YOUR TASK: The entries below should be given again exactly, minus their pictures.

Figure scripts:
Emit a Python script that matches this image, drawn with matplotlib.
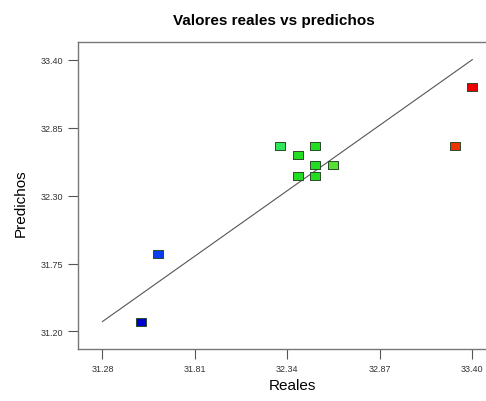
import matplotlib
matplotlib.use('Agg')
import matplotlib.pyplot as plt
import numpy as np

plt.rcParams['font.family'] = ['Liberation Sans', 'DejaVu Sans']

# valores reales vs predichos
reales = [31.50, 31.60, 32.30, 32.50, 32.40, 32.50, 32.60, 32.40, 32.50, 33.30, 33.40]
predichos = [31.28, 31.83, 32.70, 32.70, 32.63, 32.55, 32.55, 32.46, 32.46, 32.70, 33.18]
colores = ['#0000cc', '#0a3cf0', '#2ee65a', '#22dd22', '#22dd22', '#22dd22', '#55e033',
           '#22dd22', '#22dd22', '#ee3300', '#ee0000']

ticks_x = [31.28, 31.81, 32.34, 32.87, 33.40]
ticks_y = [31.20, 31.75, 32.30, 32.85, 33.40]
linea = [31.28, 33.40]

figure = plt.figure(figsize=(4.86, 4.02), dpi=100)
axes = figure.add_axes([78 / 486, 1 - 350 / 402, 410 / 486, 307 / 402])

axes.plot(linea, linea, color='#555555', lw=0.8, zorder=1)

rect = [(-1.35, -1), (1.35, -1), (1.35, 1), (-1.35, 1), (-1.35, -1)]
for xr, yp, c in zip(reales, predichos, colores):
    axes.plot(xr, yp, marker=rect, ms=7.5, mfc=c, mec='#2a4a2a', mew=0.7, ls='none', zorder=2)

axes.set_xlim(31.14, 33.49)
axes.set_ylim(31.058, 33.543)
axes.set_xticks(ticks_x)
axes.set_xticklabels(['%.2f' % t for t in ticks_x])
axes.set_yticks(ticks_y)
axes.set_yticklabels(['%.2f' % t for t in ticks_y])
axes.tick_params(labelsize=6.5, length=7, width=0.8, color='#555555', labelcolor='#333333', pad=4)

for s in axes.spines.values():
    s.set_color('#777777')
    s.set_linewidth(1.0)

axes.set_title('Valores reales vs predichos', fontsize=11, fontweight='bold', pad=13, x=0.477)
axes.set_xlabel('Reales', fontsize=11)
axes.xaxis.set_label_coords(0.522, -0.095)
axes.set_ylabel('Predichos', fontsize=11)
axes.yaxis.set_label_coords(-0.122, 0.479)

figure.savefig('out.png', dpi=100)
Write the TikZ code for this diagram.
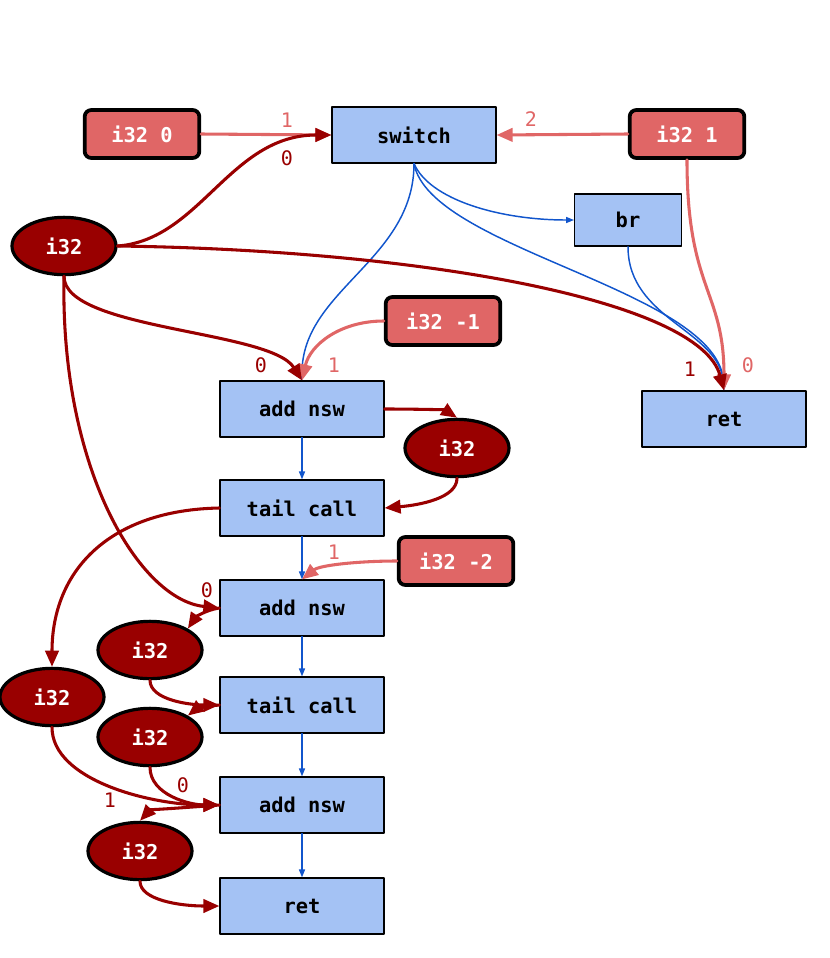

ANSWER IN FULL:
Emit a Python script that matches this image, drawn with matplotlib.
import matplotlib
matplotlib.use('Agg')
import matplotlib.pyplot as plt
import numpy as np

plt.rcParams['font.family'] = ['Liberation Sans', 'DejaVu Sans']

# valores reales vs predichos
reales = [31.50, 31.60, 32.30, 32.50, 32.40, 32.50, 32.60, 32.40, 32.50, 33.30, 33.40]
predichos = [31.28, 31.83, 32.70, 32.70, 32.63, 32.55, 32.55, 32.46, 32.46, 32.70, 33.18]
colores = ['#0000cc', '#0a3cf0', '#2ee65a', '#22dd22', '#22dd22', '#22dd22', '#55e033',
           '#22dd22', '#22dd22', '#ee3300', '#ee0000']

ticks_x = [31.28, 31.81, 32.34, 32.87, 33.40]
ticks_y = [31.20, 31.75, 32.30, 32.85, 33.40]
linea = [31.28, 33.40]

figure = plt.figure(figsize=(4.86, 4.02), dpi=100)
axes = figure.add_axes([78 / 486, 1 - 350 / 402, 410 / 486, 307 / 402])

axes.plot(linea, linea, color='#555555', lw=0.8, zorder=1)

rect = [(-1.35, -1), (1.35, -1), (1.35, 1), (-1.35, 1), (-1.35, -1)]
for xr, yp, c in zip(reales, predichos, colores):
    axes.plot(xr, yp, marker=rect, ms=7.5, mfc=c, mec='#2a4a2a', mew=0.7, ls='none', zorder=2)

axes.set_xlim(31.14, 33.49)
axes.set_ylim(31.058, 33.543)
axes.set_xticks(ticks_x)
axes.set_xticklabels(['%.2f' % t for t in ticks_x])
axes.set_yticks(ticks_y)
axes.set_yticklabels(['%.2f' % t for t in ticks_y])
axes.tick_params(labelsize=6.5, length=7, width=0.8, color='#555555', labelcolor='#333333', pad=4)

for s in axes.spines.values():
    s.set_color('#777777')
    s.set_linewidth(1.0)

axes.set_title('Valores reales vs predichos', fontsize=11, fontweight='bold', pad=13, x=0.477)
axes.set_xlabel('Reales', fontsize=11)
axes.xaxis.set_label_coords(0.522, -0.095)
axes.set_ylabel('Predichos', fontsize=11)
axes.yaxis.set_label_coords(-0.122, 0.479)

figure.savefig('out.png', dpi=100)
Write the TikZ code for this diagram.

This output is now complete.